[SalesForce] Unable to extract bulk ContentVersion and ContentDocumentLink data using Salesforce API

Use Case:
Transfer existing (and OOTB) Files that are linked with couple of custom objects (CO 1 & 2) to another Custom object (CO X)? The new custom object (CO X) has look up fields for CO 1 & CO 2 and and is associated with oob Files object as related item. *This is Not a migration of attachment to Files.

This is an interim solution that we intend to provide and hence, we are trying to avoid custom code.

Steps done so far:
1. Extracted bulk csv for ContentDocument object using workbench. As expected, Parent Id is blank. We have 4100 files in total- which are associated to many COs incl. CO 1, 2 & X.

  1. Encountered the following error while trying to extract ContentVersion object with VersionData using DL, that is, even after reducing the batch size to 1.
    Error Message: 'Java heap error'.

I was able to query the above with WB, but only with one record shown at one time. However, received the following error while extracting bulk csv: 'Batch failed: Feature mot enabled: Binary field not supported when exporting related object'.

Only success was in extracting XML ContentVersion with VersionData using WB. This generated four separate xml files sized several hundreds of MBs each.

Can this be done differently and/or more efficiently?

  1. Unable to extract ContentDcoumentLink data using either DL or WB due to the following: 'Implementation Restriction: Content Documentlink requires a filter by a single id on Content DocumentId or LinkedEntity Id using the equals operator or multiple Ids included in the IN parameter'.

This is a huge roadblock considering that we have over 4000 Files in our org and checking the Linkedentity Id for each File is cumbersome to say the least.

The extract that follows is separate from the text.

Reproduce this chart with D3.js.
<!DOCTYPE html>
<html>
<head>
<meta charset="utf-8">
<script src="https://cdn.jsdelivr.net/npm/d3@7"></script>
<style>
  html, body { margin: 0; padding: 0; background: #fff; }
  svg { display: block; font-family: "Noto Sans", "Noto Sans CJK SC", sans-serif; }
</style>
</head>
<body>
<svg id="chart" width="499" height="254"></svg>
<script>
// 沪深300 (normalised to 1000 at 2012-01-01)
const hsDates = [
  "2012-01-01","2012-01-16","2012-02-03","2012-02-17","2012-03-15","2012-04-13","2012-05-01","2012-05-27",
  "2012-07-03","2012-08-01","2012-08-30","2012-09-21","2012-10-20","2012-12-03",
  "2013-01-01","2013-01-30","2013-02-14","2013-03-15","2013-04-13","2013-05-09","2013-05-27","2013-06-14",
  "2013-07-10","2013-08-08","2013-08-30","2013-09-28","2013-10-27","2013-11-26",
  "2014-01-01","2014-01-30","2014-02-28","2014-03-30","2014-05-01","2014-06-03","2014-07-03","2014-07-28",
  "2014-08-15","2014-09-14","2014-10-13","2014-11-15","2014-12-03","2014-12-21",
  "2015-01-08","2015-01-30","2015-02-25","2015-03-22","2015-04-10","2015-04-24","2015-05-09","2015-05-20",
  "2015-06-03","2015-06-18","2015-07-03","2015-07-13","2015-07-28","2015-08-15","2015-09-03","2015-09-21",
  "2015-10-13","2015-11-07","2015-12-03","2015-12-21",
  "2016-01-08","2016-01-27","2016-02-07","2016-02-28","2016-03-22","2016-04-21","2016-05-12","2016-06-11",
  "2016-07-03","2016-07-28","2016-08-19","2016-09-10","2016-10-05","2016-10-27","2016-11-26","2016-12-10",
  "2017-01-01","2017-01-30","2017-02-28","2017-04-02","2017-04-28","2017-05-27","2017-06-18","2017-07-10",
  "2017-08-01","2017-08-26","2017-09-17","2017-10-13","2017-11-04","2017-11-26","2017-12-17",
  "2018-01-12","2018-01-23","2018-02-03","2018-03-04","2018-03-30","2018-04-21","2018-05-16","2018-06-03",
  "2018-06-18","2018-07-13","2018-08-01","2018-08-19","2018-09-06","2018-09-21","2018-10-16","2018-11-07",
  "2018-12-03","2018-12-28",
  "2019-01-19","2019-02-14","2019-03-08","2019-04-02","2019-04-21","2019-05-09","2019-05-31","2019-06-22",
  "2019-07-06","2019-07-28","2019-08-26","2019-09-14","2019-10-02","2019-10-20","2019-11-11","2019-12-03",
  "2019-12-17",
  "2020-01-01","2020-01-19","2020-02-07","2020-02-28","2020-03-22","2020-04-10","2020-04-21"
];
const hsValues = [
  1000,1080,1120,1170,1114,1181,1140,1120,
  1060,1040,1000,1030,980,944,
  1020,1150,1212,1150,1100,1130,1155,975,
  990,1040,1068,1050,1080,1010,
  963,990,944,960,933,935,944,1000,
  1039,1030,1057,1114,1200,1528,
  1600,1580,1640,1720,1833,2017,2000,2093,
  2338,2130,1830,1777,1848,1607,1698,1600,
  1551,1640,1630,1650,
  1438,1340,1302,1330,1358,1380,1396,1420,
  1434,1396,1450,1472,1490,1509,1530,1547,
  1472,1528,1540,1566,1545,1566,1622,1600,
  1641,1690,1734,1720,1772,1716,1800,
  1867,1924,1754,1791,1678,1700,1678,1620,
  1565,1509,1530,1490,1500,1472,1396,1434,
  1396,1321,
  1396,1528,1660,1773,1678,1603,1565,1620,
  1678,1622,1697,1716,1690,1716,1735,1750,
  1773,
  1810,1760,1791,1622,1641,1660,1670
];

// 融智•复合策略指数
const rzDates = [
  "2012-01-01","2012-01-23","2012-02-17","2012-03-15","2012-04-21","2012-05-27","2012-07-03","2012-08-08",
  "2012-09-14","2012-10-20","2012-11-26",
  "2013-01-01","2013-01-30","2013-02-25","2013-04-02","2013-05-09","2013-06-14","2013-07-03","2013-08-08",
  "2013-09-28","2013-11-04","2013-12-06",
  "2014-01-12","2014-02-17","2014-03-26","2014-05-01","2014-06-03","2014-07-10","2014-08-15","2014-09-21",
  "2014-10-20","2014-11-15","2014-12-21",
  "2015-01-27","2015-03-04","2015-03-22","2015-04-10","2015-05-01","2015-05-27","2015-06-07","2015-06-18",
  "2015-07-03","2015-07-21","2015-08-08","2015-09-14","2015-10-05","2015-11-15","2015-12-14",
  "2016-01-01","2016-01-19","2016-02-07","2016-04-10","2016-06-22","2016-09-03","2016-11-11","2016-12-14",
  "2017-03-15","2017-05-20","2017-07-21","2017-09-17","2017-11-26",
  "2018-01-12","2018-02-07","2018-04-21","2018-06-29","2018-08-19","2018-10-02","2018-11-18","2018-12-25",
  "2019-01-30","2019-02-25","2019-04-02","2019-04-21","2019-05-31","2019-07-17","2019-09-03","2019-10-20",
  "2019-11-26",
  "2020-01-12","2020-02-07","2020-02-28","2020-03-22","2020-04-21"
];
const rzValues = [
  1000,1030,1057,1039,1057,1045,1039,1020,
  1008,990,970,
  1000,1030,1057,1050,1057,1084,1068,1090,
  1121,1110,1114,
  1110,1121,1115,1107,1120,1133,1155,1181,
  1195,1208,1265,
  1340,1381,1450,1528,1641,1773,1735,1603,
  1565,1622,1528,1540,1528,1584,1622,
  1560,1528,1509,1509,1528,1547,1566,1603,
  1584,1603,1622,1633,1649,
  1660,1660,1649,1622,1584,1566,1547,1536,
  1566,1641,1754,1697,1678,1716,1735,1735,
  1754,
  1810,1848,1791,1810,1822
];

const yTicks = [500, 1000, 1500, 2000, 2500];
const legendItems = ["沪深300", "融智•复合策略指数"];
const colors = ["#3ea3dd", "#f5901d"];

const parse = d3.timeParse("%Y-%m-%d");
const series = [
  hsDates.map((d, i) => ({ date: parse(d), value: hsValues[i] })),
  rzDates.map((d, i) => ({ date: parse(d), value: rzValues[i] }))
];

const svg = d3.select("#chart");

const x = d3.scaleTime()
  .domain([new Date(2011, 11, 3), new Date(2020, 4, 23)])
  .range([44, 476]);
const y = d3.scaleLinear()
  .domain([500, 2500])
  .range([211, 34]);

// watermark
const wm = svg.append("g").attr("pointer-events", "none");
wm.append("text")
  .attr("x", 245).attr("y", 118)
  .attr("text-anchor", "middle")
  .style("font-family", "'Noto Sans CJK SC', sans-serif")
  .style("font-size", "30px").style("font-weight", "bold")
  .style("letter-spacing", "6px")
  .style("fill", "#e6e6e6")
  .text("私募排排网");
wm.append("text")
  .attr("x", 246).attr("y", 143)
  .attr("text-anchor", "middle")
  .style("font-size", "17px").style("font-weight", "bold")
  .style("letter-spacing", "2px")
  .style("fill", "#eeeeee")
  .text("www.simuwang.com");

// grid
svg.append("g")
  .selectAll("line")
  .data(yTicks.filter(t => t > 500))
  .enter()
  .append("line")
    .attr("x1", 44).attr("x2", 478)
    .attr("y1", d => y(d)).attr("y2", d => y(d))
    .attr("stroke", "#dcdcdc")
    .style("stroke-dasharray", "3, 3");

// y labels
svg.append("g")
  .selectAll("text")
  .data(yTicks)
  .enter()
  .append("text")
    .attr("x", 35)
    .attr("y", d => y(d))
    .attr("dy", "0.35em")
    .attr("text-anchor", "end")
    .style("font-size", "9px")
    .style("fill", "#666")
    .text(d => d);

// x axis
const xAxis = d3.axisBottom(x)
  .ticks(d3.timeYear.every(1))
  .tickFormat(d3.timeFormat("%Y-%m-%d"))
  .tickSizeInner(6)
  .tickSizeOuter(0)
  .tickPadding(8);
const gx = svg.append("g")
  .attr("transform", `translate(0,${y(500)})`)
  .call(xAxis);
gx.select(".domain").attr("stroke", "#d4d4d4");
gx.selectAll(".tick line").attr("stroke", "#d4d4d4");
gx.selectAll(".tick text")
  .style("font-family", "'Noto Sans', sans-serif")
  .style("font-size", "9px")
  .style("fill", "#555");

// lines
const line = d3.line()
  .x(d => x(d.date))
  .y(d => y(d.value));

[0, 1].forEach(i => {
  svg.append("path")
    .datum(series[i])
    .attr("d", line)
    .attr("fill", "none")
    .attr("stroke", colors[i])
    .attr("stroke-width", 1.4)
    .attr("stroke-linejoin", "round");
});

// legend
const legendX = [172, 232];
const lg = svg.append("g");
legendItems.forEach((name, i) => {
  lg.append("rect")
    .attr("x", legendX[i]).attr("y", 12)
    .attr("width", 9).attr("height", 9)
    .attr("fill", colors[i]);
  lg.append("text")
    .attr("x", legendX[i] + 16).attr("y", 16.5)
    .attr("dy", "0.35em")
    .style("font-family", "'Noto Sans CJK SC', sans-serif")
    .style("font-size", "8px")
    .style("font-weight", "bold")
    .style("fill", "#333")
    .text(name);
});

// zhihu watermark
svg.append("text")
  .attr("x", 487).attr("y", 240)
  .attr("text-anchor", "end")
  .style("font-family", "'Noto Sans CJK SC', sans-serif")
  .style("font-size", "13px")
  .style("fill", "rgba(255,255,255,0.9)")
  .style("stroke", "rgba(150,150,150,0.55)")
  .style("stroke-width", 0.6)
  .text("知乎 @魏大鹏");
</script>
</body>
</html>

Has anyone experienced a similar situation and gotten a solution to it? Please share. Thanks.

Best Answer

As I could understand, You want to transfer the file linked to Custome object 1 and 2 to Custom Object 3. If you are not going for Custom code, On what basis you will transfer the file using DataLoader, WorkBench or DataLoader.io.

The problem is after getting the ContentDocumentLink in a spreadsheet, You need to manually change the LinkedEntityID for each file. For your Information, You can get the ContentDocumentLink through workbench as follows:-

select id, ContentDocumentId, LinkedentityId from ContentDocumentLink where LinkedentityId in (select id from Custom_Object__c)

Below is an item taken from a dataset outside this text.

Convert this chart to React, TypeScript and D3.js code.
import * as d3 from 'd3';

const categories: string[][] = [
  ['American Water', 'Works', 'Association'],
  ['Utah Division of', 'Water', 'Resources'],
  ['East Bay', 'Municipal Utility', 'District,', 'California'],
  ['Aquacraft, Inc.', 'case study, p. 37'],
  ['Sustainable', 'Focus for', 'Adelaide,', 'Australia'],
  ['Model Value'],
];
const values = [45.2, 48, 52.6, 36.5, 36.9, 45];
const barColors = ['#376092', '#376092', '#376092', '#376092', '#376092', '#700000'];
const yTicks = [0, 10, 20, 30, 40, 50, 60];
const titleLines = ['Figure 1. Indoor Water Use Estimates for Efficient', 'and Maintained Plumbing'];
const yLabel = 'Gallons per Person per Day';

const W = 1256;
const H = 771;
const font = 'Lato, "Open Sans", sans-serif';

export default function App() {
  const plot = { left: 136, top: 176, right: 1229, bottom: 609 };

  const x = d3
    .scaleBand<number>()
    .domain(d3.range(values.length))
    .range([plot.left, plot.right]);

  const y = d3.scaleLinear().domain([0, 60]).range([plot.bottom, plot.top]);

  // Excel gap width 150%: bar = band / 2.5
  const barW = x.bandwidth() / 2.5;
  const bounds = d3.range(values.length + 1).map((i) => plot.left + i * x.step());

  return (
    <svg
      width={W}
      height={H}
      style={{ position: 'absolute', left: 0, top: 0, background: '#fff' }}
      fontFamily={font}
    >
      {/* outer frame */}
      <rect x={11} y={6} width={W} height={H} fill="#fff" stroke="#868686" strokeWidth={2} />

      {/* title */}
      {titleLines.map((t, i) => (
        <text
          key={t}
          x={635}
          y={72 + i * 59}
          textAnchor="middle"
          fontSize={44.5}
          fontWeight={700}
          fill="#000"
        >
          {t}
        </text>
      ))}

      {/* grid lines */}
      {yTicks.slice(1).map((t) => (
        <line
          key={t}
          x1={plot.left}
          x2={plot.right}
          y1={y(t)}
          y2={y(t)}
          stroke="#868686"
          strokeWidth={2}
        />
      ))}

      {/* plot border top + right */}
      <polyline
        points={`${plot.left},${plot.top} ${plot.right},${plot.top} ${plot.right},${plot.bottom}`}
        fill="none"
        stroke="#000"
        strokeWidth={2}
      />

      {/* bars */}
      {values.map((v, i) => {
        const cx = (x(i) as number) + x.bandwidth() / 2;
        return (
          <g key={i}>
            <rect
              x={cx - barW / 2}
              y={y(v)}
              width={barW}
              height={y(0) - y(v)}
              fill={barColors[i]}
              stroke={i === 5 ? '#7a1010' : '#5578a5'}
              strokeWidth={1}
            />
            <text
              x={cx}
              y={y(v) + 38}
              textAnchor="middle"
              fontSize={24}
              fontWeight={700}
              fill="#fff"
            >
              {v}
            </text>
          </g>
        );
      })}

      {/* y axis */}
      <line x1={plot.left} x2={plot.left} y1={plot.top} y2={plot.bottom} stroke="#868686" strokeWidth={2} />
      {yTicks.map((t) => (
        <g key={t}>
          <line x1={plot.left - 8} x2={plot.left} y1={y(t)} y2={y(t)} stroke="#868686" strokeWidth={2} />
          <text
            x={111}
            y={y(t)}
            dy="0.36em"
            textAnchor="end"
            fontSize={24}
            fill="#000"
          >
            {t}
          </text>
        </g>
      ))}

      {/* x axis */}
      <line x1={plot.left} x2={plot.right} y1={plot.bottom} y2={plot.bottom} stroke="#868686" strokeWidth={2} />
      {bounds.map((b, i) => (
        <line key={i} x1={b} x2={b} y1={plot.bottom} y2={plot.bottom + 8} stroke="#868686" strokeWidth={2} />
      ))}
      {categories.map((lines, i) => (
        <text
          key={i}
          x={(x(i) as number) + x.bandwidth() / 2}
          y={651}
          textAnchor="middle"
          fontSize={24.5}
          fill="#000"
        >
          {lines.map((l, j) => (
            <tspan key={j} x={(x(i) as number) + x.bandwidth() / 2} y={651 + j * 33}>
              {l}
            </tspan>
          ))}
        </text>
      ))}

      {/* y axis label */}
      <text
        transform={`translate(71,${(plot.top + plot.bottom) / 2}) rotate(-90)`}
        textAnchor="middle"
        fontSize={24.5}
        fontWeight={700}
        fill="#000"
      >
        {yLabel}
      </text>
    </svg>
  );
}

Also, ContentDocument having the field parentId is something different you are referring. Here ParentID is:-

ID of the library that owns the document. Created automatically when inserting a ContentVersion via the API for the first time.

As I would suggest you go with a Batch apex to transfer the file to the custom object record whatever you want. You will have more flexibility to control which file to be linked with which record.

  • In your start method of the batch apex, you can query on Custom Object X.
  • In your execute method, For each scope, you need to fetch the ids of Custom object 1 and Custom object 2 in a set.
  • Then query the ContentDocumentLink where LinkedEntityId equals to set of id containing the id of CO 1 and 2 for that scope.
  • Then you need to Create a ContentDocumentLink with the LinkedEntityID according to your desired logic and delete the ContentDocumentLink for Existing one.